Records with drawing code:
◆ ◆ ◆ ◆

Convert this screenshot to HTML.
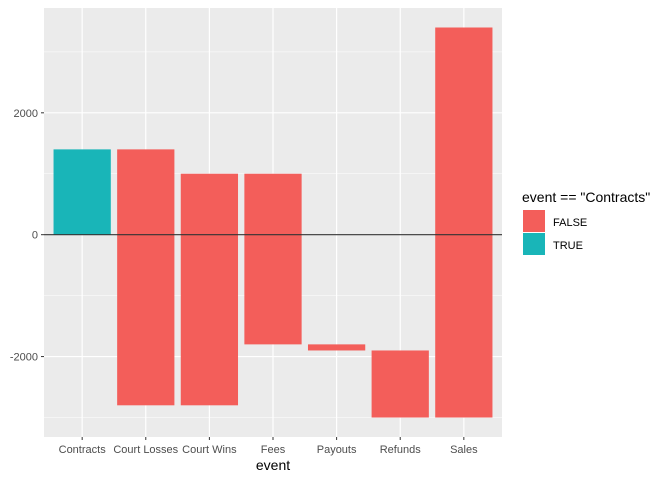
<!DOCTYPE html>
<html><head><meta charset="utf-8"><style>
body{margin:0;background:#fff;font-family:"Liberation Sans",sans-serif}
text{font-family:"Liberation Sans",sans-serif}
</style></head><body>
<svg id="chart" width="672" height="480" xmlns="http://www.w3.org/2000/svg"></svg>
<script>
const categories=["Contracts","Court Losses","Court Wins","Fees","Payouts","Refunds","Sales"];
const startValues=[0,1400,1000,1000,-1800,-1900,-3000];
const endValues=[1400,-2800,-2800,-1800,-1900,-3000,3400];
const isContracts=[true,false,false,false,false,false,false];
const yTicks=[-2000,0,2000];
const yMinor=[-3000,-1000,1000,3000];
const NS="http://www.w3.org/2000/svg";
const svg=document.getElementById('chart');
const L=44,R=502,T=8,B=437;
const ymin=-3320,ymax=3720;
const y=v=>B-(v-ymin)/(ymax-ymin)*(B-T);
const step=(R-L)/(categories.length+0.2);
const x=i=>L+(0.6+i)*step;
function el(tag,attrs,parent){const e=document.createElementNS(NS,tag);for(const k in attrs)e.setAttribute(k,attrs[k]);(parent||svg).appendChild(e);return e;}
const panel=el('rect',{x:L,y:T,width:R-L,height:B-T,fill:'#EBEBEB'});


yMinor.forEach(v=>{const g=el('line',{x1:L,x2:R,y1:y(v),y2:y(v),stroke:'#fff','stroke-width':0.6});

});
yTicks.forEach(v=>{const g=el('line',{x1:L,x2:R,y1:y(v),y2:y(v),stroke:'#fff','stroke-width':1.2});


const t=el('line',{x1:L-3,x2:L,y1:y(v),y2:y(v),stroke:'#333','stroke-width':1});


const lb=el('text',{x:L-6,y:y(v)+4,'text-anchor':'end','font-size':11,fill:'#4D4D4D'});lb.textContent=v;

});
categories.forEach((c,i)=>{const g=el('line',{x1:x(i),x2:x(i),y1:T,y2:B,stroke:'#fff','stroke-width':1.2});

});
const bw=step*0.9;
categories.forEach((c,i)=>{const a=y(startValues[i]),b=y(endValues[i]);
const r=el('rect',{x:x(i)-bw/2,y:Math.min(a,b),width:bw,height:Math.abs(a-b),fill:isContracts[i]?'#19B5B8':'#F35E5A'});


const t=el('line',{x1:x(i),x2:x(i),y1:B,y2:B+3,stroke:'#333','stroke-width':1});


const lb=el('text',{x:x(i),y:B+16,'text-anchor':'middle','font-size':11,fill:'#4D4D4D'});lb.textContent=c;

});
const h=el('line',{x1:L,x2:R,y1:y(0),y2:y(0),stroke:'#333','stroke-width':1.2});


const xt=el('text',{x:(L+R)/2,y:470,'text-anchor':'middle','font-size':14,fill:'#000'});xt.textContent='event';


const lt=el('text',{x:522,y:202,'font-size':14,fill:'#000'});lt.textContent='event == "Contracts"';


[['FALSE','#F35E5A'],['TRUE','#19B5B8']].forEach((d,k)=>{
const r=el('rect',{x:523,y:210+k*23,width:22,height:22,fill:d[1]});


const t=el('text',{x:553,y:226+k*23,'font-size':11,fill:'#000'});t.textContent=d[0];

});
</script>
</body></html>
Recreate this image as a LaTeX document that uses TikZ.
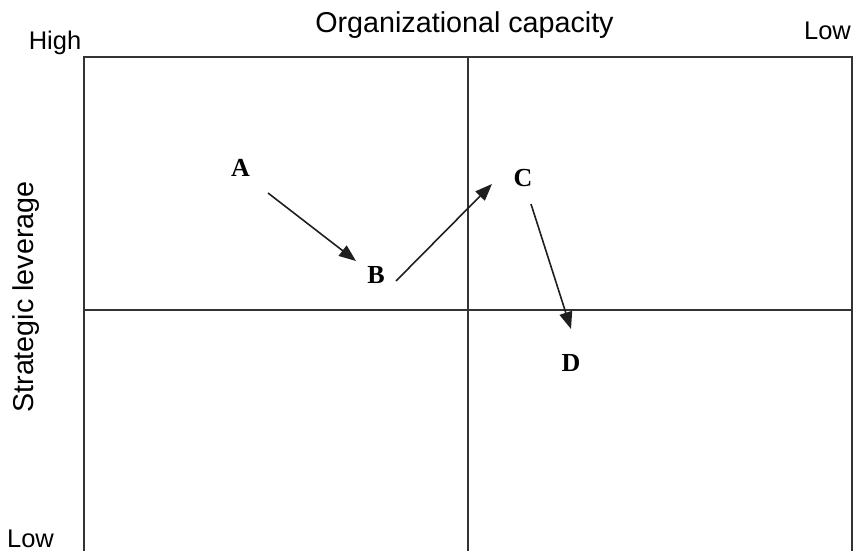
\documentclass[tikz,border=0pt]{standalone}
\usepackage{fontspec}
\setmainfont{Liberation Serif}
\setsansfont{Liberation Sans}
\usetikzlibrary{arrows.meta}
\tikzset{
  axislabel/.style={font=\sffamily\fontsize{28.7}{32}\selectfont, inner sep=0pt, anchor=base},
  endlabel/.style={font=\sffamily\fontsize{25.5}{28}\selectfont, inner sep=0pt, anchor=base},
  pointlabel/.style={font=\rmfamily\bfseries\fontsize{26}{29}\selectfont, inner sep=0pt, anchor=base},
  gridline/.style={draw=black!80, line width=1.6pt},
  move/.style={draw=black!88, line width=1.6pt, -{Triangle[length=17pt,width=13pt]}}
}
\begin{document}
\begin{tikzpicture}[x=1pt,y=-1pt]
\useasboundingbox (0,0) rectangle (853,551);
% frame
\coordinate (tl) at (84,57);
\coordinate (tr) at (852,57);
\coordinate (bl) at (84,551);
\coordinate (br) at (852,551);
\coordinate (vt) at (468,57);
\coordinate (vb) at (468,551);
\coordinate (hl) at (84,310);
\coordinate (hr) at (852,310);
\draw[gridline] (bl) -- (tl) -- (tr) -- (br);
\draw[gridline] (vt) -- (vb);
\draw[gridline] (hl) -- (hr);
% labels
\node[axislabel] (org) at (464.5,33) {Organizational capacity};
\node[axislabel, rotate=90] (lev) at (33,297) {Strategic leverage};
\node[endlabel] (high) at (55,50) {High};
\node[endlabel] (lowtop) at (827.5,40) {Low};
\node[endlabel] (lowleft) at (30.5,547) {Low};
% points
\node[pointlabel] (A) at (240.5,176) {A};
\node[pointlabel] (B) at (376,283) {B};
\node[pointlabel] (C) at (523,186) {C};
\node[pointlabel] (D) at (571,371) {D};
% arrow ends
\coordinate (a1) at (268,193);
\coordinate (b0) at (356,261);
\coordinate (b1) at (396,281);
\coordinate (c0) at (492,184);
\coordinate (c1) at (531,204);
\coordinate (d0) at (571,329);
\draw[move] (a1) -- (b0);
\draw[move] (b1) -- (c0);
\draw[move] (c1) -- (d0);
\end{tikzpicture}
\end{document}
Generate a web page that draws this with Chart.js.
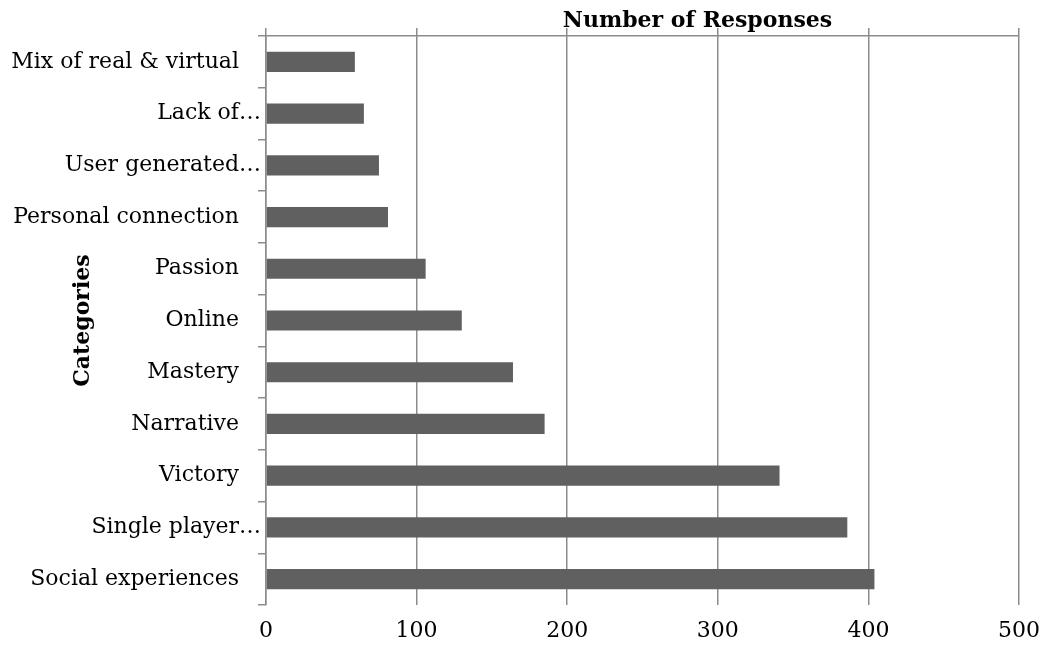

◆ ◆ ◆ ◆

Exercise: Nothing in the entries above should change when they are printed again, except that the pictures are dropped.

Problem solution:
Convert this screenshot to HTML.
<!DOCTYPE html>
<html><head><meta charset="utf-8"><style>
body{margin:0;background:#fff;font-family:"Liberation Sans",sans-serif}
text{font-family:"Liberation Sans",sans-serif}
</style></head><body>
<svg id="chart" width="672" height="480" xmlns="http://www.w3.org/2000/svg"></svg>
<script>
const categories=["Contracts","Court Losses","Court Wins","Fees","Payouts","Refunds","Sales"];
const startValues=[0,1400,1000,1000,-1800,-1900,-3000];
const endValues=[1400,-2800,-2800,-1800,-1900,-3000,3400];
const isContracts=[true,false,false,false,false,false,false];
const yTicks=[-2000,0,2000];
const yMinor=[-3000,-1000,1000,3000];
const NS="http://www.w3.org/2000/svg";
const svg=document.getElementById('chart');
const L=44,R=502,T=8,B=437;
const ymin=-3320,ymax=3720;
const y=v=>B-(v-ymin)/(ymax-ymin)*(B-T);
const step=(R-L)/(categories.length+0.2);
const x=i=>L+(0.6+i)*step;
function el(tag,attrs,parent){const e=document.createElementNS(NS,tag);for(const k in attrs)e.setAttribute(k,attrs[k]);(parent||svg).appendChild(e);return e;}
const panel=el('rect',{x:L,y:T,width:R-L,height:B-T,fill:'#EBEBEB'});


yMinor.forEach(v=>{const g=el('line',{x1:L,x2:R,y1:y(v),y2:y(v),stroke:'#fff','stroke-width':0.6});

});
yTicks.forEach(v=>{const g=el('line',{x1:L,x2:R,y1:y(v),y2:y(v),stroke:'#fff','stroke-width':1.2});


const t=el('line',{x1:L-3,x2:L,y1:y(v),y2:y(v),stroke:'#333','stroke-width':1});


const lb=el('text',{x:L-6,y:y(v)+4,'text-anchor':'end','font-size':11,fill:'#4D4D4D'});lb.textContent=v;

});
categories.forEach((c,i)=>{const g=el('line',{x1:x(i),x2:x(i),y1:T,y2:B,stroke:'#fff','stroke-width':1.2});

});
const bw=step*0.9;
categories.forEach((c,i)=>{const a=y(startValues[i]),b=y(endValues[i]);
const r=el('rect',{x:x(i)-bw/2,y:Math.min(a,b),width:bw,height:Math.abs(a-b),fill:isContracts[i]?'#19B5B8':'#F35E5A'});


const t=el('line',{x1:x(i),x2:x(i),y1:B,y2:B+3,stroke:'#333','stroke-width':1});


const lb=el('text',{x:x(i),y:B+16,'text-anchor':'middle','font-size':11,fill:'#4D4D4D'});lb.textContent=c;

});
const h=el('line',{x1:L,x2:R,y1:y(0),y2:y(0),stroke:'#333','stroke-width':1.2});


const xt=el('text',{x:(L+R)/2,y:470,'text-anchor':'middle','font-size':14,fill:'#000'});xt.textContent='event';


const lt=el('text',{x:522,y:202,'font-size':14,fill:'#000'});lt.textContent='event == "Contracts"';


[['FALSE','#F35E5A'],['TRUE','#19B5B8']].forEach((d,k)=>{
const r=el('rect',{x:523,y:210+k*23,width:22,height:22,fill:d[1]});


const t=el('text',{x:553,y:226+k*23,'font-size':11,fill:'#000'});t.textContent=d[0];

});
</script>
</body></html>
Recreate this image as a LaTeX document that uses TikZ.
\documentclass[tikz,border=0pt]{standalone}
\usepackage{fontspec}
\setmainfont{Liberation Serif}
\setsansfont{Liberation Sans}
\usetikzlibrary{arrows.meta}
\tikzset{
  axislabel/.style={font=\sffamily\fontsize{28.7}{32}\selectfont, inner sep=0pt, anchor=base},
  endlabel/.style={font=\sffamily\fontsize{25.5}{28}\selectfont, inner sep=0pt, anchor=base},
  pointlabel/.style={font=\rmfamily\bfseries\fontsize{26}{29}\selectfont, inner sep=0pt, anchor=base},
  gridline/.style={draw=black!80, line width=1.6pt},
  move/.style={draw=black!88, line width=1.6pt, -{Triangle[length=17pt,width=13pt]}}
}
\begin{document}
\begin{tikzpicture}[x=1pt,y=-1pt]
\useasboundingbox (0,0) rectangle (853,551);
% frame
\coordinate (tl) at (84,57);
\coordinate (tr) at (852,57);
\coordinate (bl) at (84,551);
\coordinate (br) at (852,551);
\coordinate (vt) at (468,57);
\coordinate (vb) at (468,551);
\coordinate (hl) at (84,310);
\coordinate (hr) at (852,310);
\draw[gridline] (bl) -- (tl) -- (tr) -- (br);
\draw[gridline] (vt) -- (vb);
\draw[gridline] (hl) -- (hr);
% labels
\node[axislabel] (org) at (464.5,33) {Organizational capacity};
\node[axislabel, rotate=90] (lev) at (33,297) {Strategic leverage};
\node[endlabel] (high) at (55,50) {High};
\node[endlabel] (lowtop) at (827.5,40) {Low};
\node[endlabel] (lowleft) at (30.5,547) {Low};
% points
\node[pointlabel] (A) at (240.5,176) {A};
\node[pointlabel] (B) at (376,283) {B};
\node[pointlabel] (C) at (523,186) {C};
\node[pointlabel] (D) at (571,371) {D};
% arrow ends
\coordinate (a1) at (268,193);
\coordinate (b0) at (356,261);
\coordinate (b1) at (396,281);
\coordinate (c0) at (492,184);
\coordinate (c1) at (531,204);
\coordinate (d0) at (571,329);
\draw[move] (a1) -- (b0);
\draw[move] (b1) -- (c0);
\draw[move] (c1) -- (d0);
\end{tikzpicture}
\end{document}
Generate a web page that draws this with Chart.js.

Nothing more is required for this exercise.